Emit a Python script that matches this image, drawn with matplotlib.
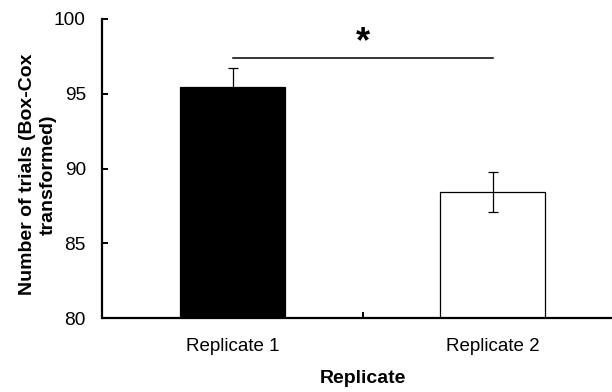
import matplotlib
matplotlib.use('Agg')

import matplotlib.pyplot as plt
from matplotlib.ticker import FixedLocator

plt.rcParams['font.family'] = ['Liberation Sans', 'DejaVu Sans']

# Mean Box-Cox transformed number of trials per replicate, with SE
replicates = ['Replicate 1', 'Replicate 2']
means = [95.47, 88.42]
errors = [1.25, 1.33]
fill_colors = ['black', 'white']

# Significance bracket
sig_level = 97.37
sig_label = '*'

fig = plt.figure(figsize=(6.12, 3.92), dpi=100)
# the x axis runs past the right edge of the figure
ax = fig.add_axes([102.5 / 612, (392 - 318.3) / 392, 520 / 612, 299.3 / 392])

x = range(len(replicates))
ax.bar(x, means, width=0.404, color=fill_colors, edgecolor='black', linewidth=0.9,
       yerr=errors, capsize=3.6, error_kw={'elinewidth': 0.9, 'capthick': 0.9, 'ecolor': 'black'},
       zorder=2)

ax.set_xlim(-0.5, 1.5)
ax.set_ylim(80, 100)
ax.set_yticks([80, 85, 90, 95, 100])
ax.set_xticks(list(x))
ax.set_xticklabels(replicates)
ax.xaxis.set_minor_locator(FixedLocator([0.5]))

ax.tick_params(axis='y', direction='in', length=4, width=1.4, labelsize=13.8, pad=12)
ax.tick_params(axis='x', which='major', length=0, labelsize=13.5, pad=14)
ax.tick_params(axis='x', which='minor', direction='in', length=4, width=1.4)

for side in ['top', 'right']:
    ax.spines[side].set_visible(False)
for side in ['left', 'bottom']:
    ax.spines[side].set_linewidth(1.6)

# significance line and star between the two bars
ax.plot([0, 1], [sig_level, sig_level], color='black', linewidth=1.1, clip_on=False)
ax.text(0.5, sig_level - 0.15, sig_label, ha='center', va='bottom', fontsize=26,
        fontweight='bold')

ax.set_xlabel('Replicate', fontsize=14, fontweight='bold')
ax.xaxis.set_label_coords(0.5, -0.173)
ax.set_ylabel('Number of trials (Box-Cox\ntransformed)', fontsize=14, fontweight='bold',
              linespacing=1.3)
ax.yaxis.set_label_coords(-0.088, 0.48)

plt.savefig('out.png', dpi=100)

# Exercise description:
Without the pictures, copy the material exactly as given.

# Right answer:
Emit a Python script that matches this image, drawn with matplotlib.
import matplotlib
matplotlib.use('Agg')

import matplotlib.pyplot as plt
from matplotlib.ticker import FixedLocator

plt.rcParams['font.family'] = ['Liberation Sans', 'DejaVu Sans']

# Mean Box-Cox transformed number of trials per replicate, with SE
replicates = ['Replicate 1', 'Replicate 2']
means = [95.47, 88.42]
errors = [1.25, 1.33]
fill_colors = ['black', 'white']

# Significance bracket
sig_level = 97.37
sig_label = '*'

fig = plt.figure(figsize=(6.12, 3.92), dpi=100)
# the x axis runs past the right edge of the figure
ax = fig.add_axes([102.5 / 612, (392 - 318.3) / 392, 520 / 612, 299.3 / 392])

x = range(len(replicates))
ax.bar(x, means, width=0.404, color=fill_colors, edgecolor='black', linewidth=0.9,
       yerr=errors, capsize=3.6, error_kw={'elinewidth': 0.9, 'capthick': 0.9, 'ecolor': 'black'},
       zorder=2)

ax.set_xlim(-0.5, 1.5)
ax.set_ylim(80, 100)
ax.set_yticks([80, 85, 90, 95, 100])
ax.set_xticks(list(x))
ax.set_xticklabels(replicates)
ax.xaxis.set_minor_locator(FixedLocator([0.5]))

ax.tick_params(axis='y', direction='in', length=4, width=1.4, labelsize=13.8, pad=12)
ax.tick_params(axis='x', which='major', length=0, labelsize=13.5, pad=14)
ax.tick_params(axis='x', which='minor', direction='in', length=4, width=1.4)

for side in ['top', 'right']:
    ax.spines[side].set_visible(False)
for side in ['left', 'bottom']:
    ax.spines[side].set_linewidth(1.6)

# significance line and star between the two bars
ax.plot([0, 1], [sig_level, sig_level], color='black', linewidth=1.1, clip_on=False)
ax.text(0.5, sig_level - 0.15, sig_label, ha='center', va='bottom', fontsize=26,
        fontweight='bold')

ax.set_xlabel('Replicate', fontsize=14, fontweight='bold')
ax.xaxis.set_label_coords(0.5, -0.173)
ax.set_ylabel('Number of trials (Box-Cox\ntransformed)', fontsize=14, fontweight='bold',
              linespacing=1.3)
ax.yaxis.set_label_coords(-0.088, 0.48)

plt.savefig('out.png', dpi=100)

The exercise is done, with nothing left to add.